── STORED DATA

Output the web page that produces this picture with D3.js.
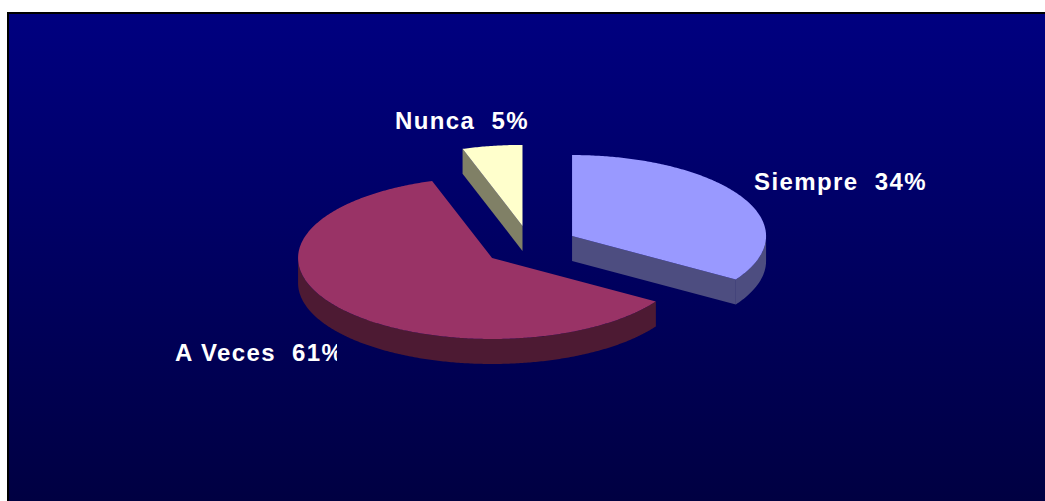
<!DOCTYPE html>
<html>
<head>
<meta charset="utf-8">
<script src="https://cdn.jsdelivr.net/npm/d3@7"></script>
<style>
  html, body { margin: 0; padding: 0; background: #ffffff; }
  svg { display: block; }
  text { white-space: pre; }
</style>
</head>
<body>
<svg id="chart" width="1045" height="501"></svg>
<script>
// Survey answers
const categories = ["Siempre", "A Veces", "Nunca"];
const percents   = [34, 61, 5];
const labelTexts = ["Siempre  34%", "A Veces  61%", "Nunca  5%"];

const topColors  = ["#9999ff", "#993366", "#ffffcc"];
const sideColors = ["#4d4d80", "#4d1a33", "#808066"];

const W = 1045, H = 501;
const svg = d3.select("#chart");

// Background panel with vertical gradient
const defs = svg.append("defs");
const grad = defs.append("linearGradient")
  .attr("id", "bg").attr("x1", 0).attr("y1", 0).attr("x2", 0).attr("y2", 1);
grad.append("stop").attr("offset", "0%").attr("stop-color", "#000080");
grad.append("stop").attr("offset", "100%").attr("stop-color", "#00003f");

svg.append("rect")
  .attr("x", 8).attr("y", 13)
  .attr("width", W + 10).attr("height", H + 10)
  .attr("fill", "url(#bg)")
  .attr("stroke", "#000").attr("stroke-width", 2);

// 3D pie geometry (tilted ellipse)
const cx = 530, cy = 245.7;     // pie centre before exploding
const rx = 194, ry = 81;        // ellipse radii of the top face
const depth = 25;               // slab thickness
const explode = 48;             // explosion distance (in x-radius units)
const k = ry / rx;

const pie = d3.pie().sort(null).startAngle(0).endAngle(2 * Math.PI);
const arcs = pie(percents);

const line = d3.line();
const TAU = 2 * Math.PI;

function sliceCentre(a) {
  const mid = (a.startAngle + a.endAngle) / 2;
  return [cx + explode * Math.sin(mid), cy - explode * k * Math.cos(mid)];
}
function rim(c, ang, dy = 0) {
  return [c[0] + rx * Math.sin(ang), c[1] - ry * Math.cos(ang) + dy];
}
function sampleArc(c, a0, a1, dy) {
  const n = Math.max(2, Math.ceil((a1 - a0) / 0.01));
  return d3.range(n + 1).map(i => rim(c, a0 + (a1 - a0) * i / n, dy));
}

// draw slices back to front
const order = arcs.map((a, i) => ({ a, i, c: sliceCentre(a) }))
  .sort((p, q) => p.c[1] - q.c[1]);

const g = svg.append("g");

order.forEach(({ a, i, c }) => {
  const a0 = a.startAngle, a1 = a.endAngle;
  const sg = g.append("g");

  // radial walls facing the viewer
  [[a0, a0 - Math.PI / 2], [a1, a1 + Math.PI / 2]].forEach(([ang, normal]) => {
    if (-Math.cos(normal) > 0.001) {
      const p = rim(c, ang);
      const pts = [c, p, [p[0], p[1] + depth], [c[0], c[1] + depth]];
      sg.append("path").attr("d", line(pts) + "Z")
        .attr("fill", sideColors[i]);
    }
  });

  // outer wall on the front half of the ellipse
  const f0 = Math.max(a0, Math.PI / 2), f1 = Math.min(a1, 3 * Math.PI / 2);
  if (f1 > f0) {
    const topEdge = sampleArc(c, f0, f1, 0);
    const botEdge = sampleArc(c, f0, f1, depth).reverse();
    sg.append("path").attr("d", line(topEdge.concat(botEdge)) + "Z")
      .attr("fill", sideColors[i]);
  }

  // top face
  const face = [c].concat(sampleArc(c, a0, a1, 0));
  sg.append("path").attr("d", line(face) + "Z")
    .attr("fill", topColors[i]);
});

// data labels
const labelLayout = [
  { x: 754, y: 190 },
  { x: 175, y: 361, clip: 337 },
  { x: 395, y: 129 }
];

labelTexts.forEach((t, i) => {
  const L = labelLayout[i];
  const txt = svg.append("text")
    .attr("x", L.x).attr("y", L.y)
    .attr("fill", "#ffffff")
    .attr("font-family", "'Liberation Sans', Arial, sans-serif")
    .attr("font-weight", "bold")
    .attr("font-size", 24)
    .attr("letter-spacing", "1.4px")
    .text(t);
  if (L.clip) {
    const id = "clip" + i;
    defs.append("clipPath").attr("id", id)
      .append("rect").attr("x", 0).attr("y", 0)
      .attr("width", L.clip).attr("height", H);
    txt.attr("clip-path", `url(#${id})`);
  }
});
</script>
</body>
</html>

────

• [WHAT TO PRODUCE]
Filter the listing for the word "with" and copy every line that holds it.

• [SOLVED EXERCISE]
Output the web page that produces this picture with D3.js.
// Background panel with vertical gradient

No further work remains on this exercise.